Specifically, the software maker has developed a verb conjugating system aimed at aiding students studying a foreign language and has applied to the U.S. Patent and Trademark Office for a patent.
"For everyone who struggled through French class in high school, they know verb conjugation is tough," David Kaefer, general manager of Microsoft's intellectual property and licensing department, said in a statement. "Just like complex software algorithms can help a user spot flawed grammar or autocorrect spelling, software can help us learn new languages and we're building methods to do just that."

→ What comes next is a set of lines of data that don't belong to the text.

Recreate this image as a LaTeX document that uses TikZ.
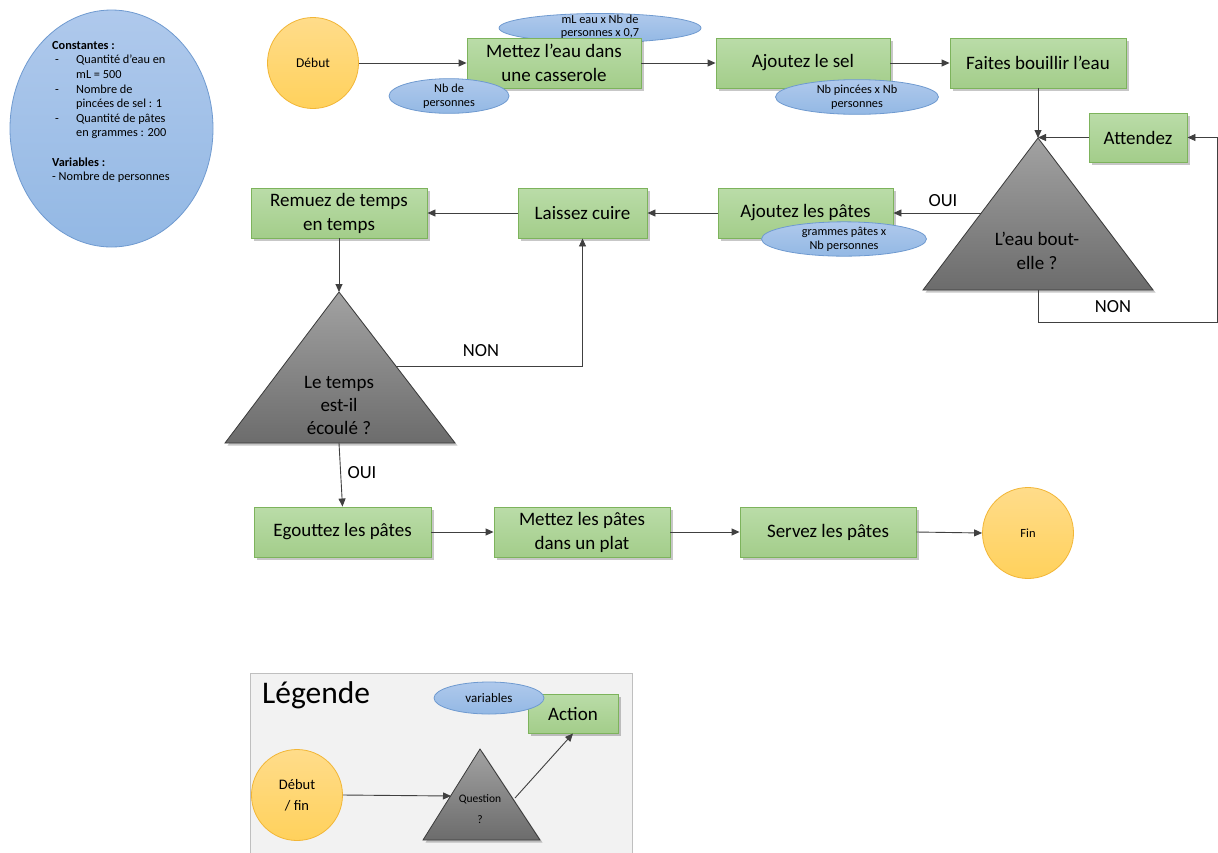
\documentclass[tikz,border=0pt]{standalone}
\usepackage{fontspec}
\setmainfont{Carlito}
\usetikzlibrary{arrows.meta,shadows,shapes.geometric,calc}
\definecolor{gtop}{HTML}{BADCA8}
\definecolor{gbot}{HTML}{A3CD8A}
\definecolor{gbord}{HTML}{7DB35C}
\definecolor{btop}{HTML}{AFC9EC}
\definecolor{bbot}{HTML}{93B8E4}
\definecolor{bbord}{HTML}{6F9AD0}
\definecolor{otop}{HTML}{FFDC8A}
\definecolor{obot}{HTML}{FFD15C}
\definecolor{obord}{HTML}{F2B636}
\definecolor{ttop}{HTML}{A2A2A2}
\definecolor{tbot}{HTML}{6C6C6C}
\definecolor{tbord}{HTML}{3A3A3A}
\definecolor{lc}{HTML}{404040}
\definecolor{legbg}{HTML}{F2F2F2}
\definecolor{legbd}{HTML}{BFBFBF}
\begin{document}
\begin{tikzpicture}[x=1pt,y=-1pt,
  font=\fontsize{19}{24}\selectfont,
  shad/.style={drop shadow={shadow xshift=2.5pt,shadow yshift=-2.5pt,opacity=0.22,fill=black}},
  act/.style={draw=gbord, line width=0.9pt, top color=gtop, bottom color=gbot, align=center, inner sep=2pt, shad},
  var/.style={ellipse, draw=bbord, line width=0.8pt, top color=btop, bottom color=bbot, align=center, inner sep=0pt, font=\fontsize{12.3}{14}\selectfont},
  term/.style={circle, draw=obord, line width=0.8pt, top color=otop, bottom color=obot, minimum size=91, inner sep=0pt, align=center, font=\fontsize{13.5}{20}\selectfont},
  tri/.style={draw=tbord, line width=0.8pt, top color=ttop, bottom color=tbot},
  arr/.style={draw=lc, line width=0.9pt, -{Triangle[length=8pt,width=7pt]}},
  lbl/.style={font=\fontsize{18.5}{20}\selectfont, inner sep=0pt}
]
\useasboundingbox (0,0) rectangle (1218,852);
\fill[white] (0,0) rectangle (1218,852);

% constants ellipse
\node[ellipse, draw=bbord, line width=0.8pt, top color=btop, bottom color=bbot, minimum width=203, minimum height=237, inner sep=0pt] (consts) at (111.5,128.5) {};
\node[anchor=north west, align=left, inner sep=0pt, font=\fontsize{12.3}{14.6}\selectfont] (consttxt) at (52,41)
 {\textbf{Constantes :}\\
  \makebox[24pt][l]{\hspace{3pt}-}Quantité d’eau en\\
  \hspace*{24pt}mL = 500\\
  \makebox[24pt][l]{\hspace{3pt}-}Nombre de\\
  \hspace*{24pt}pincées de sel : 1\\
  \makebox[24pt][l]{\hspace{3pt}-}Quantité de pâtes\\
  \hspace*{24pt}en grammes : 200\\[14.6pt]
  \textbf{Variables :}\\
  - Nombre de personnes};

% coordinates for triangles
\coordinate (t1a) at (1038,138);
\coordinate (t1l) at (923,290);
\coordinate (t1r) at (1153,290);
\coordinate (t1b) at (1038,290);
\coordinate (t1s) at (981,213);
\coordinate (t2a) at (339,292);
\coordinate (t2l) at (225,443);
\coordinate (t2r) at (455,443);
\coordinate (t2b) at (339,443);
\coordinate (t2s) at (396,366);
\coordinate (t3a) at (480,749);
\coordinate (t3l) at (423,840);
\coordinate (t3r) at (540,840);
\coordinate (t3s) at (451,796);
\coordinate (t3e) at (515,798);

% top row
\node[term] (debut) at (313,63) {Début};
\node[var, minimum width=202, minimum height=29] (e1) at (600,28) {};
\node[act, minimum width=174, minimum height=50] (m1) at (554,63) {Mettez l’eau dans\\une casserole};
\node[align=center, inner sep=0pt, font=\fontsize{12.3}{13.5}\selectfont] (e1txt) at (600,26.5) {mL eau x Nb de\\personnes x 0,7};
\node[var, minimum width=120, minimum height=34] (e2) at (449,96) {Nb de\\personnes};
\node[act, minimum width=174, minimum height=50] (sel) at (803,63) {Ajoutez le sel};
\node[var, minimum width=163, minimum height=32] (e3) at (857,97) {Nb pincées x Nb\\personnes};
\node[act, minimum width=176, minimum height=50] (bouil) at (1038,63) {Faites bouillir l’eau};
\node[act, minimum width=98, minimum height=49] (att) at (1138,137.5) {Attendez};

% triangle 1
\path[tri, shad] (t1a) -- (t1l) -- (t1r) -- cycle;
\node[align=center, inner sep=0pt] (t1txt) at (1037,251) {L’eau bout-\\elle ?};

% second row
\node[act, minimum width=175, minimum height=50] (pates) at (805.5,213) {Ajoutez les pâtes};
\node[var, minimum width=165, minimum height=32] (e4) at (844,239) {grammes pâtes x\\Nb personnes};
\node[act, minimum width=129, minimum height=50] (cuire) at (582.5,213) {Laissez cuire};
\node[act, minimum width=176, minimum height=50] (remuez) at (339,213) {Remuez de temps\\en temps};

% triangle 2
\path[tri, shad] (t2a) -- (t2l) -- (t2r) -- cycle;
\node[align=center, inner sep=0pt, font=\fontsize{19}{23}\selectfont] (t2txt) at (339,405) {Le temps\\est-il\\écoulé ?};

% bottom row
\node[act, minimum width=177, minimum height=50] (egout) at (342.5,532) {Egouttez les pâtes};
\node[act, minimum width=176, minimum height=50] (plat) at (582,532) {Mettez les pâtes\\dans un plat};
\node[act, minimum width=176, minimum height=50] (servez) at (828,532) {Servez les pâtes};
\node[term, font=\fontsize{12.5}{20}\selectfont] (fin) at (1028,533) {Fin};

% connectors
\draw[arr] (debut.east) -- (m1.west);
\draw[arr] (m1.east) -- (sel.west);
\draw[arr] (sel.east) -- (bouil.west);
\draw[arr] (bouil.south) -- (t1a);
\draw[arr] (att.west) -- (t1a |- att.west);
\draw[arr] (t1b) -- ++(0,32) -| (1217,137.5) -- (att.east);
\node[lbl] (non1) at (1113,307) {NON};
\draw[arr] (t1s) -- (pates.east);
\node[lbl] (oui1) at (943,201) {OUI};
\draw[arr] (pates.west) -- (cuire.east);
\draw[arr] (cuire.west) -- (remuez.east);
\draw[arr] (remuez.south) -- (t2a);
\draw[arr] (t2s) -| (cuire.south);
\node[lbl] (non2) at (481,351) {NON};
\draw[arr] (t2b) -- (egout.north);
\node[lbl] (oui2) at (362,473) {OUI};
\draw[arr] (egout.east) -- (plat.west);
\draw[arr] (plat.east) -- (servez.west);
\draw[arr] (servez.east) -- (fin.west);

% legend
\draw[legbd, fill=legbg, line width=0.9pt] (250,673) rectangle (632,860);
\node[anchor=west, inner sep=0pt, font=\fontsize{31.5}{34}\selectfont] (legtitle) at (262,695) {Légende};
\node[act, minimum width=90, minimum height=39] (action) at (573,713.5) {Action};
\node[var, minimum width=110, minimum height=32, font=\fontsize{13}{15}\selectfont] (e5) at (489,698) {variables};
\node[term, font=\fontsize{14.5}{21}\selectfont] (ldeb) at (297,795) {Début\\/ fin};
\path[tri, shad] (t3a) -- (t3l) -- (t3r) -- cycle;
\node[align=center, inner sep=0pt, font=\fontsize{11.5}{21}\selectfont] (t3txt) at (480,809) {Question\\?};
\draw[arr] (ldeb.east) -- (t3s);
\draw[arr] (t3e) -- (action.south);
\end{tikzpicture}
\end{document}
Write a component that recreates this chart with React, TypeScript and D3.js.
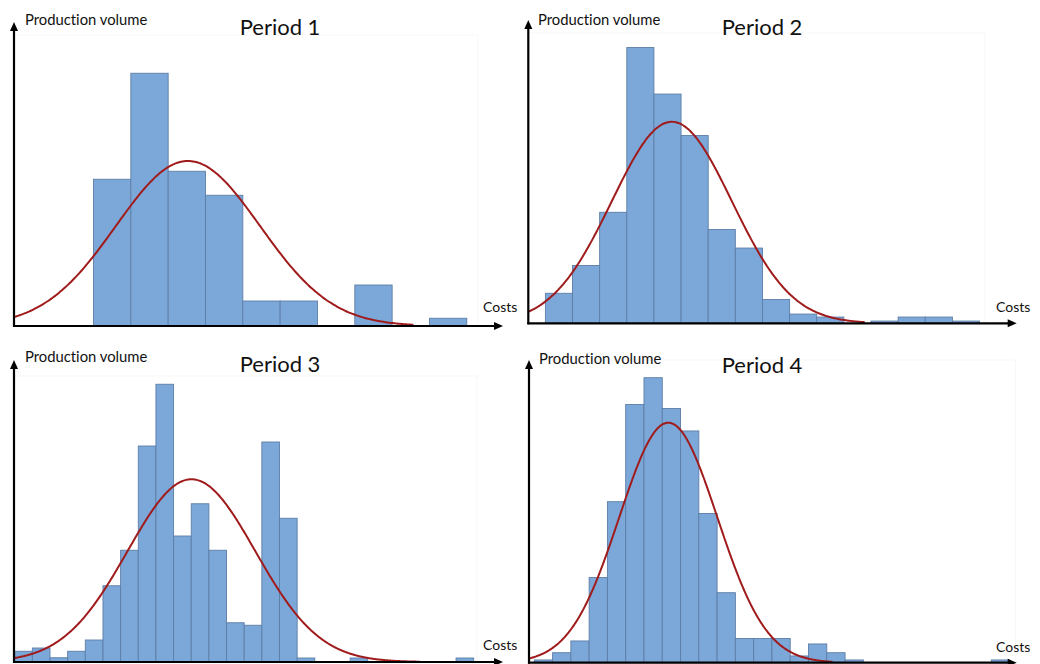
import React from "react";
import * as d3 from "d3";

// ---- data (costs measured in bin widths, volumes in counts) ----
const periodTitles = ["Period 1", "Period 2", "Period 3", "Period 4"];
const yLabel = "Production volume";
const xLabel = "Costs";

const p1Volumes = [58.7, 101.1, 61.9, 52.3, 10, 10, 0, 16.4, 0, 3.1];
const p2Volumes = [12, 23.1, 44.4, 110.3, 91.7, 75.1, 37.5, 30.1, 9.5, 3.7, 2.5, 0, 0.9, 2.5, 2.5, 0.9];
const p3Volumes = [4.3, 5.6, 1.7, 4.3, 8.8, 30.5, 44.7, 86.4, 111.1, 50.4, 63.3, 44.7, 15.7, 14.7, 88, 57.5, 1.6, 0, 0, 1.6, 0, 0, 0, 0, 0, 1.6];
const p4Volumes = [1.1, 4, 8.7, 34.1, 64.4, 103.3, 114, 101.7, 92.7, 59.7, 28, 9.7, 9.7, 9.7, 2.7, 7.5, 4, 1.1, 0, 0, 0, 0, 0, 0, 0, 1.1];

const firstBinStart = [2.13, 0.63, 0.04, 0.29];
const fitMean = [4.66, 5.29, 10.05, 7.62];
const fitSd = [1.93, 2.21, 3.62, 2.68];
const fitPeak = [66, 80.6, 73.1, 96];
const fitEnd = [10.7, 12.4, 23, 16.6];
const costMax = [13.1, 18.0, 27.7, 26.68];

const allVolumes = [p1Volumes, p2Volumes, p3Volumes, p4Volumes];

// ---- layout ----
const layout = [
  { x0: 14, x1: 503, y0: 326, yTop: 22, plotTop: 35, plotRight: 478, labelX: 25, labelY: 25, titleX: 280, titleY: 35, costsX: 483, costsY: 312 },
  { x0: 528.3, x1: 1016.7, y0: 323.3, yTop: 20, plotTop: 33, plotRight: 985, labelX: 538, labelY: 25, titleX: 762, titleY: 35, costsX: 996, costsY: 312 },
  { x0: 14, x1: 503, y0: 662, yTop: 360, plotTop: 376, plotRight: 477, labelX: 25, labelY: 362, titleX: 280, titleY: 372, costsX: 483, costsY: 650 },
  { x0: 529, x1: 1016.7, y0: 662.7, yTop: 360, plotTop: 360, plotRight: 1015.7, labelX: 539, labelY: 364, titleX: 762, titleY: 373, costsX: 996, costsY: 652 },
];

const FONT = "Lato, 'Open Sans', sans-serif";
const textStyle = { fontVariantLigatures: "none" as const, fontFeatureSettings: "'liga' 0" };

function Panel({ i }: { i: number }) {
  const L = layout[i];
  const x = d3.scaleLinear().domain([0, costMax[i]]).range([L.x0, L.x1]);
  const y = d3.scaleLinear().domain([0, 120]).range([L.y0, L.y0 - 300]);
  const vols = allVolumes[i];
  const start = firstBinStart[i];

  const pts = d3.range(0, fitEnd[i] + 0.001, 0.05).map((c) => [
    c,
    fitPeak[i] * Math.exp(-0.5 * Math.pow((c - fitMean[i]) / fitSd[i], 2)),
  ]);
  const line = d3
    .line<number[]>()
    .x((d) => x(d[0]))
    .y((d) => y(d[1]))
    .curve(d3.curveMonotoneX);

  const ah = 9;
  const aw = 4;
  return (
    <g>
      {/* faint plot area border */}
      <line x1={L.x0} x2={L.plotRight} y1={L.plotTop} y2={L.plotTop} stroke="#f7f7f7" strokeWidth={1} />
      <line x1={L.plotRight} x2={L.plotRight} y1={L.plotTop} y2={L.y0} stroke="#f7f7f7" strokeWidth={1} />
      {vols.map((v, k) =>
        v > 0 ? (
          <rect
            key={k}
            x={x(start + k)}
            y={y(v)}
            width={x(start + k + 1) - x(start + k)}
            height={y(0) - y(v)}
            fill="#7ca7d9"
            stroke="#5d7ea6"
            strokeWidth={0.9}
          />
        ) : null
      )}
      <path d={line(pts) || ""} fill="none" stroke="#a01c1c" strokeWidth={2} />
      {/* axes */}
      <line x1={L.x0} x2={L.x0} y1={L.y0 + 1} y2={L.yTop + ah - 1} stroke="#000" strokeWidth={2.2} />
      <polygon points={`${L.x0},${L.yTop} ${L.x0 - aw},${L.yTop + ah} ${L.x0 + aw},${L.yTop + ah}`} fill="#000" />
      <line x1={L.x0 - 1} x2={L.x1 - ah + 1} y1={L.y0} y2={L.y0} stroke="#000" strokeWidth={2.2} />
      <polygon points={`${L.x1},${L.y0} ${L.x1 - ah},${L.y0 - aw} ${L.x1 - ah},${L.y0 + aw}`} fill="#000" />
      {/* texts */}
      <text x={L.labelX} y={L.labelY} fontFamily={FONT} fontSize={14.8} fill="#111" style={textStyle}>
        {yLabel}
      </text>
      <text x={L.titleX} y={L.titleY} fontFamily={FONT} fontSize={22} fill="#111" textAnchor="middle" style={textStyle}>
        {periodTitles[i]}
      </text>
      <text x={L.costsX} y={L.costsY} fontFamily={FONT} fontSize={14} fill="#111" style={textStyle}>
        {xLabel}
      </text>
    </g>
  );
}

export default function App() {
  return (
    <svg
      width={1040}
      height={664}
      style={{ position: "absolute", left: 0, top: 0, display: "block", background: "#fff" }}
    >
      <rect width={1040} height={664} fill="#fff" />
      {[0, 1, 2, 3].map((i) => (
        <Panel key={i} i={i} />
      ))}
    </svg>
  );
}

According to its patent application, the invention would overcome limitations in existing software that conjugates verbs, such as not identifying the correct conjugation when the infinitive form of the verb is misspelled or the inability to locate the proper verb in a foreign language when users only know the word in their native language.
Microsoft wouldn't say how it would use the technology and declined to provide an official to be interviewed. But in his statement, Kaefer hinted the system could be incorporated into Microsoft Word. "You can imagine that people writing multilingual documents might have a need for simple inventions that help them enhance their writing of those documents," he said. "As is the case with many challenges, there are often several ways of addressing the challenge and this particular patent application identifies one such way of solving a complex software challenge."
Microsoft's patent application says the conjugation system could be incorporated as program modules in various devices, including PCs, servers, PDAs, cell phones, and digital cameras, among others.
Next up for Microsoft: copyrighting Esperanto?